Goal: Give back every line exactly as it appears, pictures excluded.

Information shown:
______
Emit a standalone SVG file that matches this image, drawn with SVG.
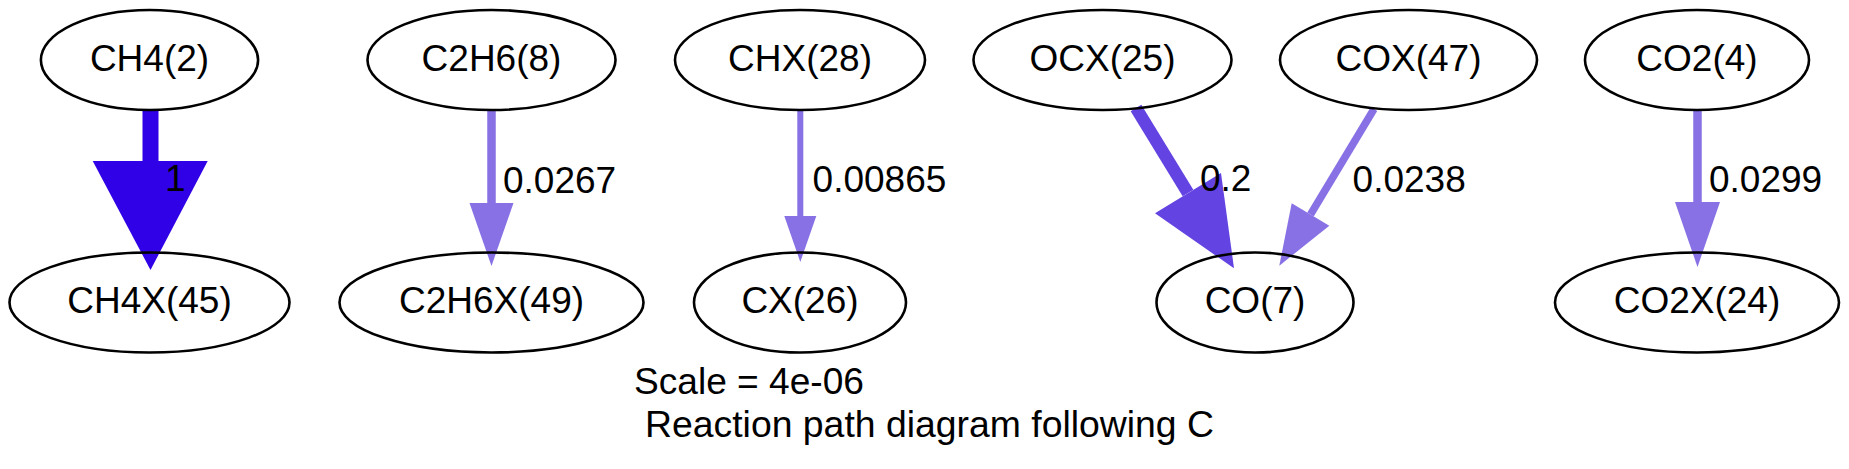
<svg xmlns="http://www.w3.org/2000/svg" width="1849" height="469" viewBox="0 0 1849 469">
<style>
text{font-family:"Liberation Sans",Arial,Helvetica,sans-serif;font-size:37px;fill:#000}
.n ellipse{fill:none;stroke:#000;stroke-width:2.6}
.n text{text-anchor:middle}
.e1{fill:#3000e6;stroke:#3000e6}
.e2{fill:#6343e2;stroke:#6343e2}
.e3{fill:#8870e5;stroke:#8870e5}
.sh{fill:none;stroke-linecap:butt}
.hd{stroke:none}
</style>
<rect width="1849" height="469" fill="#fff"/>
<g id="connectors">
  <g id="e-ch4" class="e1">
    <line class="sh" x1="150.5" y1="110" x2="150.5" y2="162" stroke-width="16"/>
    <polygon class="hd" points="92.7,161 207.7,161 150.5,270"/>
  </g>
  <g id="e-c2h6" class="e3">
    <line class="sh" x1="491.5" y1="110" x2="491.5" y2="204" stroke-width="8.5"/>
    <polygon class="hd" points="469.5,203 513.5,203 491.5,266"/>
  </g>
  <g id="e-chx" class="e3">
    <line class="sh" x1="800.3" y1="110" x2="800.3" y2="217" stroke-width="6"/>
    <polygon class="hd" points="784.3,216 816.3,216 800.3,262"/>
  </g>
  <g id="e-ocx" class="e2">
    <line class="sh" x1="1136" y1="108" x2="1188" y2="193" stroke-width="12.5"/>
    <polygon class="hd" points="1155,213.3 1221,173 1234,268.3"/>
  </g>
  <g id="e-cox" class="e3">
    <line class="sh" x1="1374" y1="109" x2="1310.5" y2="214.5" stroke-width="7.5"/>
    <polygon class="hd" points="1291.7,203.3 1329.3,225.7 1279.3,265.7"/>
  </g>
  <g id="e-co2" class="e3">
    <line class="sh" x1="1697.5" y1="110" x2="1697.5" y2="203" stroke-width="8.5"/>
    <polygon class="hd" points="1675,202 1720,202 1697.5,267"/>
  </g>
  <g id="edge-labels">
    <text x="165" y="191">1</text>
    <text x="503" y="193">0.0267</text>
    <text x="812.6" y="192">0.00865</text>
    <text x="1200" y="191">0.2</text>
    <text x="1352.6" y="192">0.0238</text>
    <text x="1709" y="192">0.0299</text>
  </g>
</g>
<g id="CH4_2" class="n"><ellipse cx="149.5" cy="60" rx="108.6" ry="50"/><text x="149.5" y="71">CH4(2)</text></g>
<g id="CH4X_45" class="n"><ellipse cx="149.5" cy="302.5" rx="140" ry="50"/><text x="149.5" y="313">CH4X(45)</text></g>
<g id="C2H6_8" class="n"><ellipse cx="491.5" cy="60" rx="124" ry="50"/><text x="491.5" y="71">C2H6(8)</text></g>
<g id="C2H6X_49" class="n"><ellipse cx="491.5" cy="302.5" rx="152" ry="50"/><text x="491.5" y="313">C2H6X(49)</text></g>
<g id="CHX_28" class="n"><ellipse cx="800" cy="60" rx="125" ry="50"/><text x="800" y="71">CHX(28)</text></g>
<g id="CX_26" class="n"><ellipse cx="800" cy="302.5" rx="106" ry="50"/><text x="800" y="313">CX(26)</text></g>
<g id="OCX_25" class="n"><ellipse cx="1102.5" cy="60" rx="129" ry="50"/><text x="1102.5" y="71">OCX(25)</text></g>
<g id="COX_47" class="n"><ellipse cx="1408.5" cy="60" rx="128.5" ry="50"/><text x="1408.5" y="71">COX(47)</text></g>
<g id="CO_7" class="n"><ellipse cx="1255" cy="302.5" rx="98.5" ry="50"/><text x="1255" y="313">CO(7)</text></g>
<g id="CO2_4" class="n"><ellipse cx="1697" cy="60" rx="112" ry="50"/><text x="1697" y="71">CO2(4)</text></g>
<g id="CO2X_24" class="n"><ellipse cx="1697" cy="302.5" rx="142" ry="50"/><text x="1697" y="313">CO2X(24)</text></g>
<g id="caption">
  <text x="634" y="394" textLength="230" lengthAdjust="spacingAndGlyphs">Scale = 4e-06</text>
  <text x="645" y="437" textLength="569" lengthAdjust="spacingAndGlyphs">Reaction path diagram following C</text>
</g>
</svg>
______
Problem solution:
Emit a standalone SVG file that matches this image, drawn with SVG.
<svg xmlns="http://www.w3.org/2000/svg" width="1849" height="469" viewBox="0 0 1849 469">
<style>
text{font-family:"Liberation Sans",Arial,Helvetica,sans-serif;font-size:37px;fill:#000}
.n ellipse{fill:none;stroke:#000;stroke-width:2.6}
.n text{text-anchor:middle}
.e1{fill:#3000e6;stroke:#3000e6}
.e2{fill:#6343e2;stroke:#6343e2}
.e3{fill:#8870e5;stroke:#8870e5}
.sh{fill:none;stroke-linecap:butt}
.hd{stroke:none}
</style>
<rect width="1849" height="469" fill="#fff"/>
<g id="connectors">
  <g id="e-ch4" class="e1">
    <line class="sh" x1="150.5" y1="110" x2="150.5" y2="162" stroke-width="16"/>
    <polygon class="hd" points="92.7,161 207.7,161 150.5,270"/>
  </g>
  <g id="e-c2h6" class="e3">
    <line class="sh" x1="491.5" y1="110" x2="491.5" y2="204" stroke-width="8.5"/>
    <polygon class="hd" points="469.5,203 513.5,203 491.5,266"/>
  </g>
  <g id="e-chx" class="e3">
    <line class="sh" x1="800.3" y1="110" x2="800.3" y2="217" stroke-width="6"/>
    <polygon class="hd" points="784.3,216 816.3,216 800.3,262"/>
  </g>
  <g id="e-ocx" class="e2">
    <line class="sh" x1="1136" y1="108" x2="1188" y2="193" stroke-width="12.5"/>
    <polygon class="hd" points="1155,213.3 1221,173 1234,268.3"/>
  </g>
  <g id="e-cox" class="e3">
    <line class="sh" x1="1374" y1="109" x2="1310.5" y2="214.5" stroke-width="7.5"/>
    <polygon class="hd" points="1291.7,203.3 1329.3,225.7 1279.3,265.7"/>
  </g>
  <g id="e-co2" class="e3">
    <line class="sh" x1="1697.5" y1="110" x2="1697.5" y2="203" stroke-width="8.5"/>
    <polygon class="hd" points="1675,202 1720,202 1697.5,267"/>
  </g>
  <g id="edge-labels">
    <text x="165" y="191">1</text>
    <text x="503" y="193">0.0267</text>
    <text x="812.6" y="192">0.00865</text>
    <text x="1200" y="191">0.2</text>
    <text x="1352.6" y="192">0.0238</text>
    <text x="1709" y="192">0.0299</text>
  </g>
</g>
<g id="CH4_2" class="n"><ellipse cx="149.5" cy="60" rx="108.6" ry="50"/><text x="149.5" y="71">CH4(2)</text></g>
<g id="CH4X_45" class="n"><ellipse cx="149.5" cy="302.5" rx="140" ry="50"/><text x="149.5" y="313">CH4X(45)</text></g>
<g id="C2H6_8" class="n"><ellipse cx="491.5" cy="60" rx="124" ry="50"/><text x="491.5" y="71">C2H6(8)</text></g>
<g id="C2H6X_49" class="n"><ellipse cx="491.5" cy="302.5" rx="152" ry="50"/><text x="491.5" y="313">C2H6X(49)</text></g>
<g id="CHX_28" class="n"><ellipse cx="800" cy="60" rx="125" ry="50"/><text x="800" y="71">CHX(28)</text></g>
<g id="CX_26" class="n"><ellipse cx="800" cy="302.5" rx="106" ry="50"/><text x="800" y="313">CX(26)</text></g>
<g id="OCX_25" class="n"><ellipse cx="1102.5" cy="60" rx="129" ry="50"/><text x="1102.5" y="71">OCX(25)</text></g>
<g id="COX_47" class="n"><ellipse cx="1408.5" cy="60" rx="128.5" ry="50"/><text x="1408.5" y="71">COX(47)</text></g>
<g id="CO_7" class="n"><ellipse cx="1255" cy="302.5" rx="98.5" ry="50"/><text x="1255" y="313">CO(7)</text></g>
<g id="CO2_4" class="n"><ellipse cx="1697" cy="60" rx="112" ry="50"/><text x="1697" y="71">CO2(4)</text></g>
<g id="CO2X_24" class="n"><ellipse cx="1697" cy="302.5" rx="142" ry="50"/><text x="1697" y="313">CO2X(24)</text></g>
<g id="caption">
  <text x="634" y="394" textLength="230" lengthAdjust="spacingAndGlyphs">Scale = 4e-06</text>
  <text x="645" y="437" textLength="569" lengthAdjust="spacingAndGlyphs">Reaction path diagram following C</text>
</g>
</svg>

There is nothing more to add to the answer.